(PROBLEM TO WORK ON)
Print exactly the lines from the first one down to the line containing "plt.rcParams['lines.scale_dashes'] = False", both ends included, with no pictures and nothing else.
-------
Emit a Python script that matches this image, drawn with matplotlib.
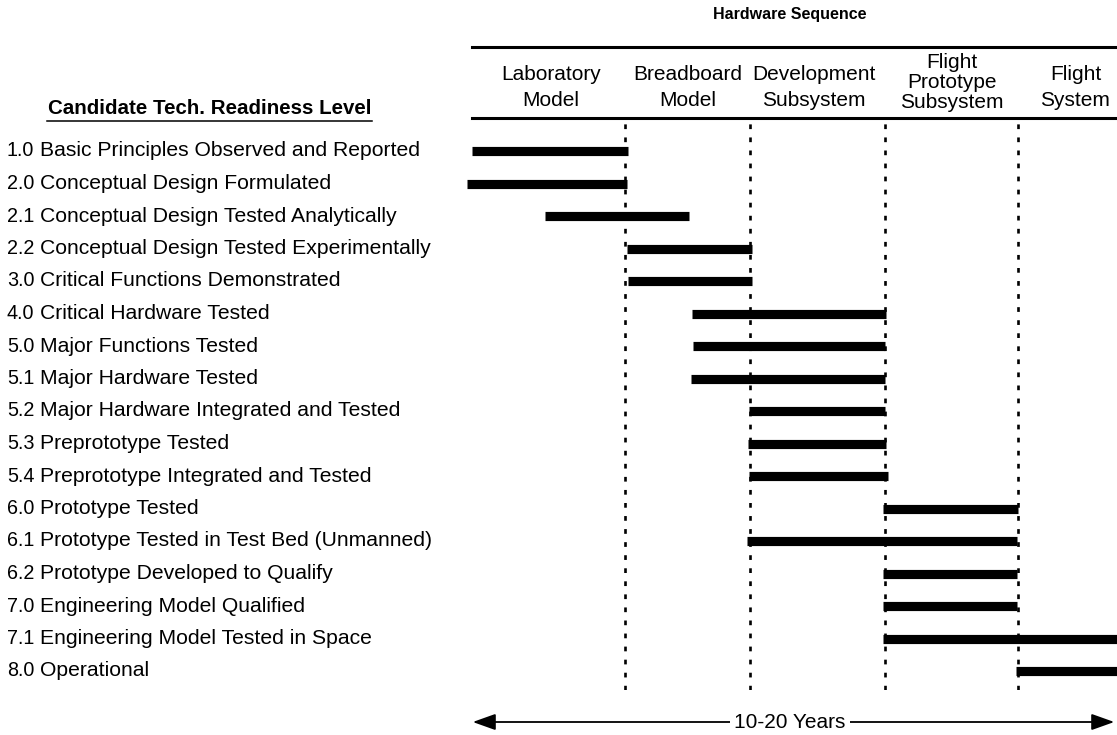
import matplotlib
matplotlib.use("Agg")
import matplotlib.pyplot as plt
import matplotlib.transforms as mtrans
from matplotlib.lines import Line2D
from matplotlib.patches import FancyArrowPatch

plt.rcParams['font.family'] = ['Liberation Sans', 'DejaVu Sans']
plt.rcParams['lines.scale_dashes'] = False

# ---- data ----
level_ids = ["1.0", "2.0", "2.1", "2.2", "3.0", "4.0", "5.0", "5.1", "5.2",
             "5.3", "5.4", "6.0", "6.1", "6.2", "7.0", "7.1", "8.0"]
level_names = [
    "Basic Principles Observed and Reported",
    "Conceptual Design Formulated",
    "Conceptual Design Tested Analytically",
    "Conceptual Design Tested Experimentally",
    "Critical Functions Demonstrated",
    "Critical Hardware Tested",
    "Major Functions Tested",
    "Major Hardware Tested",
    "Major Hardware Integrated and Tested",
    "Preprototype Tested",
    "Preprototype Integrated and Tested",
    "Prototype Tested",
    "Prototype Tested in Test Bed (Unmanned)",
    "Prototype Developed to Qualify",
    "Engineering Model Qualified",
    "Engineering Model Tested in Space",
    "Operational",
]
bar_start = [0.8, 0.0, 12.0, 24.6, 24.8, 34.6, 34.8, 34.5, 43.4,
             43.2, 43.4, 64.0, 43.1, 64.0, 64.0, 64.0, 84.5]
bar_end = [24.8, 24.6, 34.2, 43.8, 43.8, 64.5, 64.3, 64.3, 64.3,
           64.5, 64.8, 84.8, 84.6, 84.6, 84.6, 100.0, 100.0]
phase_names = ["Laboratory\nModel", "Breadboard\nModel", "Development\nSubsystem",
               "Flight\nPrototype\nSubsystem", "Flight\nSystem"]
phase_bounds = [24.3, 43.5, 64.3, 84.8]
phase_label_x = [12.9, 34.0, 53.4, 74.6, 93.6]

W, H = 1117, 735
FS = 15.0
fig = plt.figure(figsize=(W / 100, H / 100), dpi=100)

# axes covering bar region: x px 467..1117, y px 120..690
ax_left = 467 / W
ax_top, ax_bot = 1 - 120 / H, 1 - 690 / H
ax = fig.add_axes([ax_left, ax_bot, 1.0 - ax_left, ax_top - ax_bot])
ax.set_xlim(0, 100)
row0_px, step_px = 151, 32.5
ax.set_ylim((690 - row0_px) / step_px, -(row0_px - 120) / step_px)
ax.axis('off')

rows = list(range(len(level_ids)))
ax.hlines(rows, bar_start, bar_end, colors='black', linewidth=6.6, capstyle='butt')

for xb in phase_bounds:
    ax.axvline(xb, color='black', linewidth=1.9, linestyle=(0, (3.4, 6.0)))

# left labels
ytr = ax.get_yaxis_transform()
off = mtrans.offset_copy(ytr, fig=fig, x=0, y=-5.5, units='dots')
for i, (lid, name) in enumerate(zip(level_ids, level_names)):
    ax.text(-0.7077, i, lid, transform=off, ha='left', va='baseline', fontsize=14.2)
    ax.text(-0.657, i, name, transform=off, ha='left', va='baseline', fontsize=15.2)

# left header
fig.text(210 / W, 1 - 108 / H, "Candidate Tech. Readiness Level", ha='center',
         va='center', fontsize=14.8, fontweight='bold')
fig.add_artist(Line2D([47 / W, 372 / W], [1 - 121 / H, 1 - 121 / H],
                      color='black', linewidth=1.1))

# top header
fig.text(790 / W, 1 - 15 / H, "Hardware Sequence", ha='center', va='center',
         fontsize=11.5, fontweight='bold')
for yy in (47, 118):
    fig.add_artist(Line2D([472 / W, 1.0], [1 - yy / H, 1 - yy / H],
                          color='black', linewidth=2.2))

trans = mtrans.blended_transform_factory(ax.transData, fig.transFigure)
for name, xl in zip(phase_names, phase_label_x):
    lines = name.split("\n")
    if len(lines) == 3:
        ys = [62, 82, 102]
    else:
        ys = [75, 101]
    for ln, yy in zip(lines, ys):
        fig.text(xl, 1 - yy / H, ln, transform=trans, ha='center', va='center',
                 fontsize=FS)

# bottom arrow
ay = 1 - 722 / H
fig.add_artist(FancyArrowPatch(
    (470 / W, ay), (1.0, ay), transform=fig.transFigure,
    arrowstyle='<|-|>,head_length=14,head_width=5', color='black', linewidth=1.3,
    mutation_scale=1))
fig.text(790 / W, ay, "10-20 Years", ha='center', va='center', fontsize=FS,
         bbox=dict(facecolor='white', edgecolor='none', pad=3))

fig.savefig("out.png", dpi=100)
-------
(FINAL RESULT)
Emit a Python script that matches this image, drawn with matplotlib.
import matplotlib
matplotlib.use("Agg")
import matplotlib.pyplot as plt
import matplotlib.transforms as mtrans
from matplotlib.lines import Line2D
from matplotlib.patches import FancyArrowPatch

plt.rcParams['font.family'] = ['Liberation Sans', 'DejaVu Sans']
plt.rcParams['lines.scale_dashes'] = False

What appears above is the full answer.